-- Task requirements --
Take the lines from the one with "Output the Python" through the one with "plt.rcParams['font.family'] = ['Liberation", both ends kept, and reproduce them exactly without the pictures.

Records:
__________________________________________________

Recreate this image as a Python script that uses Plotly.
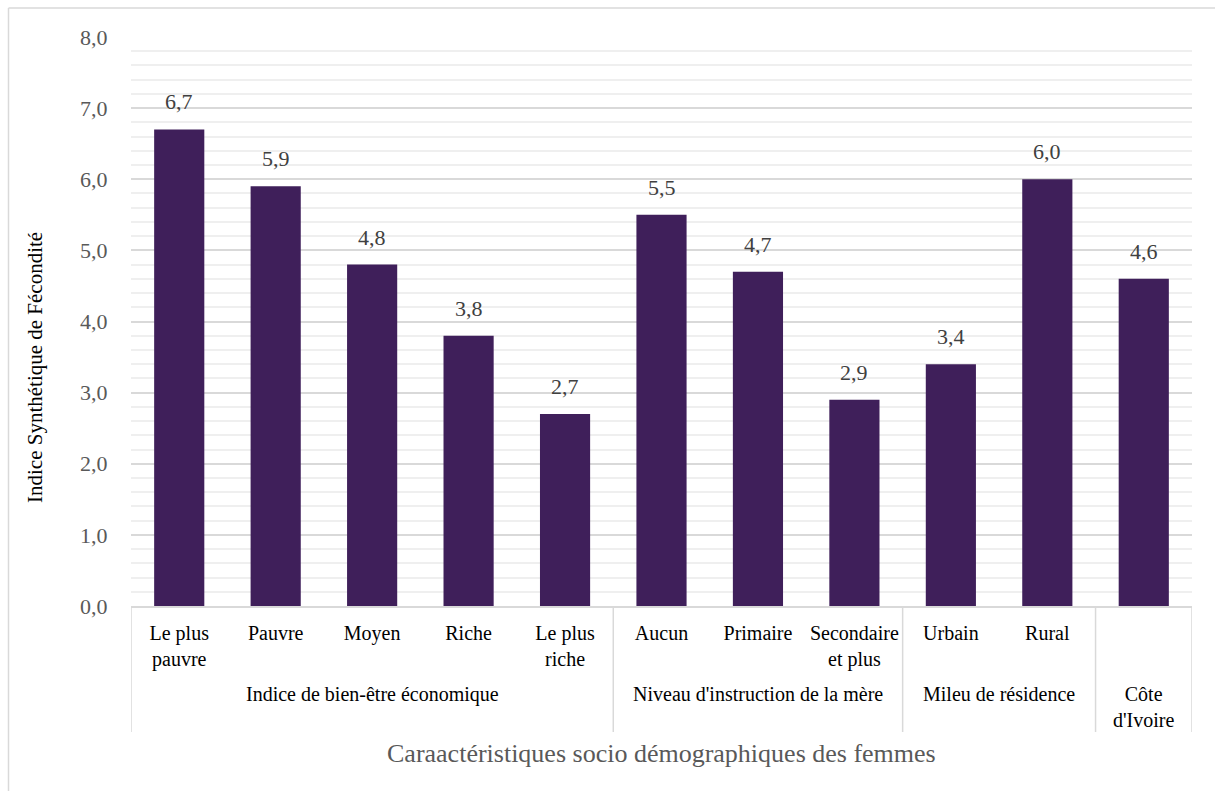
import plotly.graph_objects as go

# Total fertility rate by women's socio-demographic characteristics
categories = ["Le plus pauvre", "Pauvre", "Moyen", "Riche", "Le plus riche",
              "Aucun", "Primaire", "Secondaire et plus",
              "Urbain", "Rural",
              "Côte d'Ivoire"]
tick_labels = ["Le plus<br>pauvre", "Pauvre", "Moyen", "Riche", "Le plus<br>riche",
               "Aucun", "Primaire", "Secondaire<br>et plus",
               "Urbain", "Rural",
               ""]
values = [6.7, 5.9, 4.8, 3.8, 2.7, 5.5, 4.7, 2.9, 3.4, 6.0, 4.6]
value_labels = ["6,7", "5,9", "4,8", "3,8", "2,7", "5,5", "4,7", "2,9", "3,4", "6,0", "4,6"]
groups = ["Indice de bien-être économique", "Niveau d'instruction de la mère",
          "Mileu de résidence", "Côte<br>d'Ivoire"]
group_sizes = [5, 3, 2, 1]

FONT = "Liberation Serif"
BAR = "#3F1F5A"
GRID = "#D9D9D9"
MINOR = "#EFEFEF"

W, H = 1215, 791
L, R, T, B = 131, 23, 37, 185
pw, ph = W - L - R, H - T - B

fig = go.Figure(go.Bar(
    x=categories, y=values, marker=dict(color=BAR, line=dict(width=0)),
    width=0.52, hoverinfo="x+y",
))

# value labels above bars
for c, v, t in zip(categories, values, value_labels):
    fig.add_annotation(x=c, y=v, xref="x", yref="y", text=t, showarrow=False,
                       yanchor="bottom", yshift=13,
                       font=dict(family=FONT, size=22, color="#404040"))

# group labels and dividers under the category axis
shapes = []
start = 0
bounds = [-0.5]
for g, n in zip(groups, group_sizes):
    center = start + (n - 1) / 2
    fig.add_annotation(x=center, y=0, xref="x", yref="paper", text=g,
                       showarrow=False, yanchor="top", yshift=-75,
                       font=dict(family=FONT, size=20, color="#000000"))
    start += n
    bounds.append(start - 0.5)

y_bottom = -(732 - (T + ph)) / ph
for b in bounds:
    shapes.append(dict(type="line", xref="x", yref="paper", x0=b, x1=b,
                       y0=0, y1=y_bottom, line=dict(color=GRID, width=1.5)))

# chart-area frame (top and left edges)
fx = (8.5 - L) / pw
fy = (T + ph - 8) / ph
shapes.append(dict(type="line", xref="paper", yref="paper", x0=fx, x1=(W - L) / pw,
                   y0=fy, y1=fy, line=dict(color=GRID, width=1.5)))
shapes.append(dict(type="line", xref="paper", yref="paper", x0=fx, x1=fx,
                   y0=fy, y1=-(B) / ph, line=dict(color=GRID, width=1.5)))

# axis titles
fig.add_annotation(xref="paper", yref="paper", x=(35 - L) / pw, y=(T + ph - 368) / ph,
                   text="Indice Synthétique de Fécondité", textangle=-90,
                   showarrow=False, xanchor="center", yanchor="middle",
                   font=dict(family=FONT, size=21, color="#000000"))
fig.add_annotation(xref="paper", yref="paper", x=0.5, y=-(753 - (T + ph)) / ph,
                   text="Caraactéristiques socio démographiques des femmes",
                   showarrow=False, xanchor="center", yanchor="middle",
                   font=dict(family=FONT, size=26, color="#595959"))

fig.update_layout(
    width=W, height=H,
    margin=dict(l=L, r=R, t=T, b=B),
    plot_bgcolor="white", paper_bgcolor="white",
    separators=", ",
    bargap=0.48,
    showlegend=False,
    shapes=shapes,
    font=dict(family=FONT),
    xaxis=dict(
        type="category",
        tickvals=categories, ticktext=tick_labels,
        tickfont=dict(family=FONT, size=20, color="#000000"),
        showline=True, linecolor=GRID, linewidth=1.5,
        ticks="outside", ticklen=8, tickcolor="rgba(0,0,0,0)",
        range=[-0.5, 10.5], showgrid=False,
    ),
    yaxis=dict(
        range=[0, 8], dtick=1, tickformat=".1f",
        tickfont=dict(family=FONT, size=22, color="#595959"),
        showgrid=True, gridcolor=GRID, gridwidth=1.5,
        minor=dict(dtick=0.2, showgrid=True, gridcolor=MINOR, gridwidth=1.5),
        ticks="outside", ticklen=18, tickcolor="rgba(0,0,0,0)",
        zeroline=False, showline=False,
    ),
)

fig.write_html("out.html")
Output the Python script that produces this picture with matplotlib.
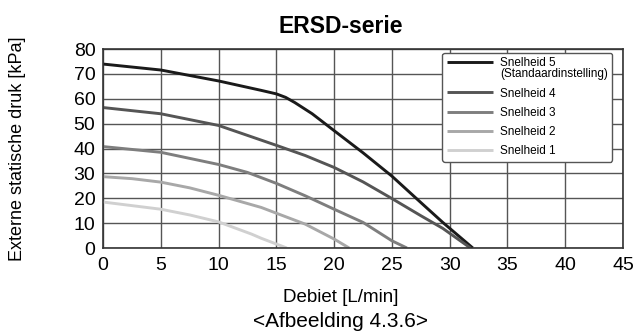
import numpy as np
import matplotlib
matplotlib.use('Agg')
import matplotlib.pyplot as plt

plt.rcParams['font.family'] = ['Liberation Sans', 'DejaVu Sans']

# debiet [L/min] vs externe statische druk [kPa]
s5_x = [0, 5, 10, 13.7, 15, 15.8, 16.6, 18.1, 20, 22.5, 25, 27.5, 29.4, 32]
s5_y = [74, 71.6, 67.2, 63.4, 62, 60.6, 58.5, 54, 47.2, 38.3, 28.9, 18.3, 10.3, 0]
s4_x = [0, 5, 10, 15, 17.5, 20, 22.5, 25, 27.5, 29.4, 31.8]
s4_y = [56.5, 54, 49.3, 41.3, 37.2, 32.4, 26.6, 19.9, 13, 7.9, 0]
s3_x = [0, 5, 10, 12.5, 15, 17.5, 20, 22.5, 25, 26.3]
s3_y = [40.8, 38.5, 33.6, 30.4, 26.0, 21, 15.6, 10.3, 2.9, 0]
s2_x = [0, 2.5, 5, 7.5, 10, 13.7, 15, 17.5, 20, 21.3]
s2_y = [28.7, 27.9, 26.5, 24.2, 21.2, 16.3, 14, 9.6, 3.6, 0]
s1_x = [0, 5, 7.5, 10, 12.85, 13.7, 15, 15.9]
s1_y = [18.5, 15.6, 13.3, 10.5, 5.6, 3.9, 1.6, 0]

labels = ['Snelheid 5\n(Standaardinstelling)', 'Snelheid 4', 'Snelheid 3',
          'Snelheid 2', 'Snelheid 1']
colors = ['#1a1a1a', '#555555', '#7e7e7e', '#a8a8a8', '#d0d0d0']

fig = plt.figure(figsize=(6.36, 3.32), dpi=100)
ax = fig.add_axes([0.162, 0.253, 0.8176, 0.599])

series = [(s5_x, s5_y), (s4_x, s4_y), (s3_x, s3_y), (s2_x, s2_y), (s1_x, s1_y)]
for (x, y), lab, c in zip(series, labels, colors):
    ax.plot(x, y, color=c, lw=2.1, label=lab, solid_capstyle='butt',
            solid_joinstyle='round')

ax.set_xlim(0, 45)
ax.set_ylim(0, 80)
ax.set_xticks(np.arange(0, 46, 5))
ax.set_yticks(np.arange(0, 81, 10))
ax.grid(True, color='#555555', lw=1.0)
ax.set_axisbelow(True)
ax.tick_params(length=0, labelsize=14)
ax.tick_params(axis='x', pad=6.5)
ax.tick_params(axis='y', pad=5.5)
for sp in ax.spines.values():
    sp.set_color('#333333')
    sp.set_linewidth(1.2)

fig.text(0.535, 0.9006, 'ERSD-serie', fontsize=16.5, fontweight='bold',
         ha='center', va='baseline')
fig.text(0.535, 0.1054, 'Debiet [L/min]', fontsize=13.5, ha='center', va='center')
fig.text(0.535, 0.033, '<Afbeelding 4.3.6>', fontsize=15, ha='center', va='center')
fig.text(0.027, 0.553, 'Externe statische druk [kPa]', rotation=90,
         fontsize=13, ha='center', va='center')

leg = ax.legend(loc='upper right', bbox_to_anchor=(0.979, 0.983),
                fontsize=8.5, handlelength=3.9, handletextpad=0.63,
                labelspacing=0.62, borderpad=0.35, borderaxespad=0,
                fancybox=True, framealpha=1, edgecolor='#555555')
leg.get_frame().set_linewidth(1.0)
for t in leg.get_texts():
    t.set_linespacing(0.95)
# first handle sits level with the first line of its two-line label
h0 = leg.legend_handles[0]
h0.set_ydata(np.asarray(h0.get_ydata()) + 5)

fig.savefig('out.png', dpi=100)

__________________________________________________

-- Expected output --
Output the Python script that produces this picture with matplotlib.
import numpy as np
import matplotlib
matplotlib.use('Agg')
import matplotlib.pyplot as plt

plt.rcParams['font.family'] = ['Liberation Sans', 'DejaVu Sans']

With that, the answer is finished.